§ **Stated goal**:
Gather every line that includes the word "React", please.

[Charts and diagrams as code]
+++
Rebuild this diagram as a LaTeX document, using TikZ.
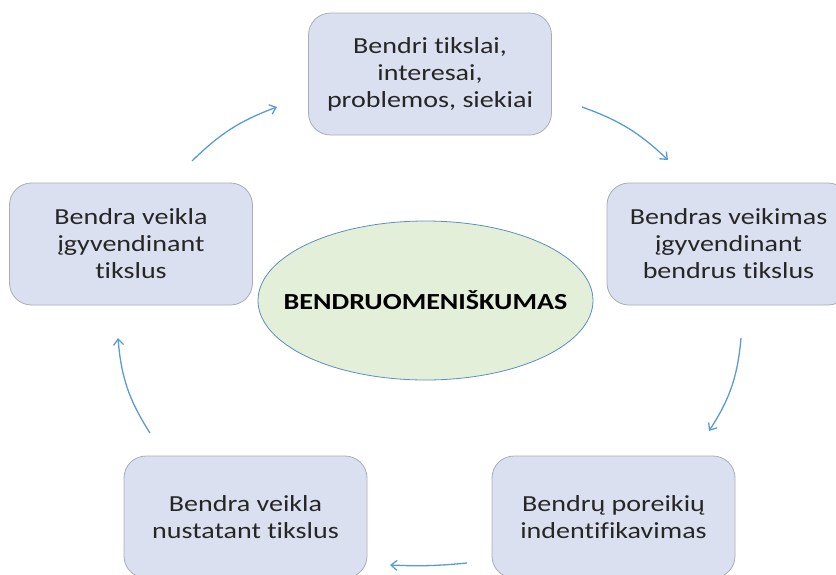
\documentclass[tikz,border=0pt]{standalone}
\usepackage{fontspec}
\setmainfont[Ligatures=NoCommon]{Carlito}
\newfontfamily\widefont[FakeStretch=1.22,Ligatures=NoCommon]{Carlito}
\usetikzlibrary{arrows.meta,shapes.geometric}
\definecolor{boxfill}{HTML}{DAE0EF}
\definecolor{boxline}{HTML}{A9ADB5}
\definecolor{ellfill}{HTML}{E3EFD9}
\definecolor{ellline}{HTML}{5E8DC2}
\definecolor{arrowc}{HTML}{5B9BD5}
\tikzset{
  stepbox/.style={draw=boxline, line width=0.8pt, fill=boxfill, rounded corners=22pt,
    minimum width=243pt, minimum height=122pt, align=center, inner sep=0pt,
    font=\widefont\fontsize{23}{27}\selectfont, text=black!85},
  centreell/.style={ellipse, draw=ellline, line width=0.8pt, fill=ellfill,
    minimum width=335pt, minimum height=159pt, inner xsep=-30pt, inner ysep=0pt,
    font=\widefont\fontsize{23}{27}\selectfont\bfseries},
  cyc/.style={draw=arrowc, line width=1.3pt, -{Straight Barb[length=6pt,width=10pt]}}
}
\begin{document}
\begin{tikzpicture}[x=1pt,y=1pt]
\useasboundingbox (0,0) rectangle (836,-574);
\clip (0,0) rectangle (836,-574);
\node[stepbox] (top) at (430,-74) {Bendri tikslai,\\interesai,\\problemos, siekiai};
\node[stepbox] (right) at (728.5,-244) {Bendras veikimas\\įgyvendinant\\bendrus tikslus};
\node[stepbox] (bright) at (613.5,-517) {Bendrų poreikių\\indentifikavimas};
\node[stepbox] (bleft) at (245.5,-517) {Bendra veikla\\nustatant tikslus};
\node[stepbox] (left) at (131,-244) {Bendra veikla\\įgyvendinant\\tikslus};
\node[centreell] (centre) at (425.5,-300.5) {BENDRUOMENIŠKUMAS};
\coordinate (a1s) at (192,-161);
\coordinate (a1e) at (277,-107);
\coordinate (a2s) at (582,-107);
\coordinate (a2e) at (668,-160);
\coordinate (a3s) at (741,-338);
\coordinate (a3e) at (709,-431);
\coordinate (a4s) at (467,-563);
\coordinate (a4e) at (390,-565);
\coordinate (a5s) at (150,-433);
\coordinate (a5e) at (118,-338);
\draw[cyc] (a1s) to[bend left=12] (a1e);
\draw[cyc] (a2s) to[bend left=12] (a2e);
\draw[cyc] (a3s) to[bend left=14] (a3e);
\draw[cyc] (a4s) to[bend left=4] (a4e);
\draw[cyc] (a5s) to[bend left=14] (a5e);
\end{tikzpicture}
\end{document}
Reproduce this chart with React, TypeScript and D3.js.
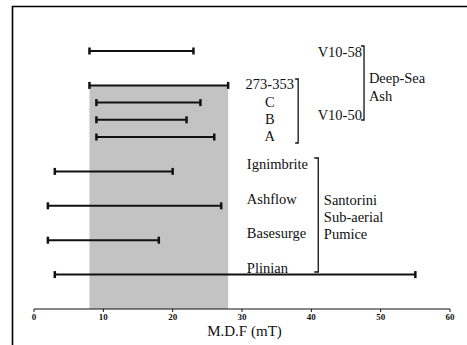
import React from "react";
import * as d3 from "d3";

// Median destructive field ranges (mT) for each sample, top to bottom
const samples = ["V10-58", "273-353", "C", "B", "A", "Ignimbrite", "Ashflow", "Basesurge", "Plinian"];
const rowIndex = [0, 2, 3, 4, 5, 7, 9, 11, 13];
const mdfLow = [8, 8, 9, 9, 9, 3, 2, 2, 3];
const mdfHigh = [23, 28, 24, 22, 26, 20, 27, 18, 55];

// Shaded reference band (mT)
const bandRange = [8, 28];

const xTicks = [0, 10, 20, 30, 40, 50, 60];

const W = 467;
const H = 345;
const serif = "Liberation Serif, Times New Roman, Times, DejaVu Serif, serif";

export default function App() {
  const x = d3.scaleLinear().domain([0, 60]).range([34, 450]);
  const y = d3.scaleLinear().domain([0, 13]).range([51, 274.6]);
  const axisY = 309;
  const cap = 3.5;

  const bars = samples.map((name, i) => ({
    name,
    row: rowIndex[i],
    lo: mdfLow[i],
    hi: mdfHigh[i],
  }));

  const bracket = (bx: number, y0: number, y1: number, hook: number) =>
    `M${bx - hook},${y0}H${bx}V${y1}H${bx - hook}`;

  const txt = { fontFamily: serif, fontSize: 14.5, fill: "#111" } as const;

  return (
    <svg
      width={W}
      height={H}
      style={{ position: "absolute", left: 0, top: 0, background: "#fff" }}
    >
      {/* frame */}
      <path d={`M12.5,${H}V6.5H${W}`} fill="none" stroke="#000" strokeWidth={1.6} />

      {/* reference band */}
      <rect
        x={x(bandRange[0])}
        y={y(2)}
        width={x(bandRange[1]) - x(bandRange[0])}
        height={axisY - y(2)}
        fill="#c3c3c3"
      />

      {/* range bars */}
      {bars.map((b) => {
        const yy = y(b.row);
        return (
          <g key={b.name} stroke="#111" strokeWidth={2}>
            <line x1={x(b.lo)} x2={x(b.hi)} y1={yy} y2={yy} />
            <line x1={x(b.lo)} x2={x(b.lo)} y1={yy - cap} y2={yy + cap} strokeWidth={2.5} />
            <line x1={x(b.hi)} x2={x(b.hi)} y1={yy - cap} y2={yy + cap} strokeWidth={2.5} />
          </g>
        );
      })}

      {/* x axis */}
      <line x1={x(0)} x2={x(60)} y1={axisY} y2={axisY} stroke="#111" strokeWidth={1.2} />
      {xTicks.map((t) => (
        <g key={t}>
          <line x1={x(t)} x2={x(t)} y1={axisY} y2={axisY + 3} stroke="#111" strokeWidth={1} />
          <text
            x={x(t)}
            y={axisY + 8}
            textAnchor="middle"
            dominantBaseline="central"
            fontFamily={serif}
            fontSize={9}
            fontWeight="bold"
            fill="#111"
          >
            {t}
          </text>
        </g>
      ))}
      <text
        x={244.5}
        y={331}
        textAnchor="middle"
        dominantBaseline="central"
        fontFamily={serif}
        fontSize={15}
        fill="#111"
      >
        M.D.F (mT)
      </text>

      {/* deep-sea ash core labels */}
      <text x={x(47.3)} y={52} textAnchor="end" dominantBaseline="central" {...txt}>
        V10-58
      </text>
      <text x={x(47.3)} y={115} textAnchor="end" dominantBaseline="central" {...txt}>
        V10-50
      </text>
      <path d={bracket(x(47.6), 46, 120, 3)} fill="none" stroke="#111" strokeWidth={1.3} />
      <text x={x(48.3)} y={78} dominantBaseline="central" {...txt}>
        Deep-Sea
      </text>
      <text x={x(48.3)} y={96} dominantBaseline="central" {...txt}>
        Ash
      </text>

      {/* core 273-353 labels */}
      {["273-353", "C", "B", "A"].map((s, i) => (
        <text key={s} x={x(34)} y={y(2 + i) - 1} textAnchor="middle" dominantBaseline="central" {...txt}>
          {s}
        </text>
      ))}
      <path d={bracket(x(38.1), 79, 143, 3)} fill="none" stroke="#111" strokeWidth={1.3} />

      {/* Santorini sub-aerial pumice labels */}
      {["Ignimbrite", "Ashflow", "Basesurge", "Plinian"].map((s, i) => (
        <text key={s} x={x(30.7)} y={y(7 + 2 * i) - 7} dominantBaseline="central" {...txt}>
          {s}
        </text>
      ))}
      <path d={bracket(x(41), 158, 272, 4)} fill="none" stroke="#111" strokeWidth={1.3} />
      {["Santorini", "Sub-aerial", "Pumice"].map((s, i) => (
        <text key={s} x={x(41.8)} y={200 + 17 * i} dominantBaseline="central" {...txt}>
          {s}
        </text>
      ))}
    </svg>
  );
}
+++
§ **Task answer**:
Reproduce this chart with React, TypeScript and D3.js.
import React from "react";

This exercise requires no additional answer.